25. The computer usable medium of claim 24 wherein said personal computer utilizes a Microsoft® Windows™ operating environment.

26. The computer usable medium of claim 23 wherein said distortion free output image is compared to a reference image and/or a reference image archive database that is accessed over the Internet.

27. The computer usable medium of claim 23 wherein said computer program code means first corrects for pixel geometric distortions and then assigns measured lighting values to said pixel positions.

28. The computer usable medium of claim 23 further comprising computer program code means for calibrating camera digitization.

29. The computer usable medium of claim 23 further comprising computer program code means for viewing white and/or color chips in the field of view and using corrected lighting values on said chips to correct for flash-to-flash variations in said object image illumination.

30. The computer usable medium of claim 23 wherein said calibration plate is movable within the field of view of said input object image.

31. The computer usable medium of claim 23 wherein said calibration plate is contained within the field of view of said input object image permitting said input object image to be corrected for flash-to-flash illumination variations.

32. The computer usable medium of claim 23 wherein said calibration plate is contained at the edge of the field of view of said input object image permitting said input object image to be corrected for flash-to-flash illumination variations.

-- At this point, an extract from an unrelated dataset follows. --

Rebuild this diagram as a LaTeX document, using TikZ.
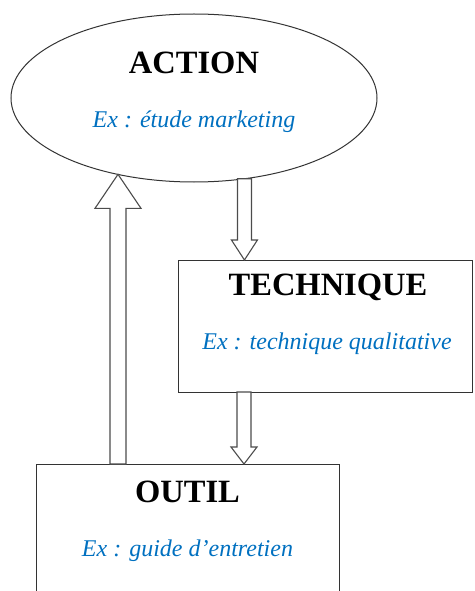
\documentclass[tikz,border=0pt]{standalone}
\usepackage{fontspec}
\setmainfont{Liberation Serif}
\usetikzlibrary{calc,positioning,shapes.geometric}
\definecolor{exblue}{RGB}{0,112,192}
\tikzset{
  boxnode/.style  = {shape=rectangle, draw=black!80, line width=1pt,
                     outer sep=0pt, inner sep=0pt},
  ellnode/.style  = {boxnode, shape=ellipse},
  title/.style    = {anchor=base, font=\fontsize{32.5}{36}\selectfont\bfseries},
  example/.style  = {anchor=base, text=exblue,
                     font=\fontsize{24}{28}\selectfont\itshape},
  blockarr/.style = {draw=black!70, fill=white, line width=1.1pt,
                     line join=miter}
}
% #1 shaft half width, #2 head half width, #3 head length, #4 tail, #5 tip
\newcommand{\blockarrow}[5]{%
  \draw[blockarr] let \p1=(#4), \p2=(#5), \n1={ifthenelse(\y2>\y1,1,-1)} in
    (\x1-#1,\y1) -- (\x1-#1,\y2-\n1*#3) -- (\x1-#2,\y2-\n1*#3) -- (\x1,\y2)
    -- (\x1+#2,\y2-\n1*#3) -- (\x1+#1,\y2-\n1*#3) -- (\x1+#1,\y1) -- cycle;}

\begin{document}
\begin{tikzpicture}[x=1pt,y=-1pt]
\path[use as bounding box,clip] (0,0) rectangle (474,591);

\node [ellnode, minimum width=366pt, minimum height=168pt] (action) at (194,98) {};
\node [boxnode, minimum width=294pt, minimum height=132pt] (technique) at (325,326) {};
\node [boxnode, minimum width=303pt, minimum height=176pt] (outil) at (187.5,552) {};

\node [title]   (actiontitle) at ([yshift=24pt]action.center) {ACTION};
\node [example] (actionex)    at ([yshift=-30pt]action.center) {Ex : étude marketing};
\node [title]   (techtitle)   at ([xshift=3pt,yshift=-35pt]technique.north) {TECHNIQUE};
\node [example] (techex)      at ([xshift=2pt,yshift=-89pt]technique.north) {Ex : technique qualitative};
\node [title]   (outiltitle)  at ([yshift=-38pt]outil.north) {OUTIL};
\node [example] (outilex)     at ([yshift=-92pt]outil.north) {Ex : guide d'entretien};

\coordinate (upx) at (118,0);
\coordinate (dnx) at (244,0);

\blockarrow{8pt}{23pt}{34pt}{outil.north -| upx}{action.225}
\blockarrow{7pt}{13pt}{20pt}{action.302}{technique.north -| dnx}
\blockarrow{7pt}{13pt}{17pt}{technique.south -| dnx}{outil.north -| dnx}
\end{tikzpicture}
\end{document}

33. The computer usable medium of claim 23 wherein said image correction database further comprises(1) computer program code means for setting an operating iris to full open; (2) computer program code means for setting offsets; (3) computer program code means for setting gains; (4) computer program code means for setting the optimum iris value; (5) computer program code means for setting said operating iris to said optimum value; (6) computer program code means for setting offsets based on said optimum iris value; and (7) computer program code means for setting gains based on said optimum iris value.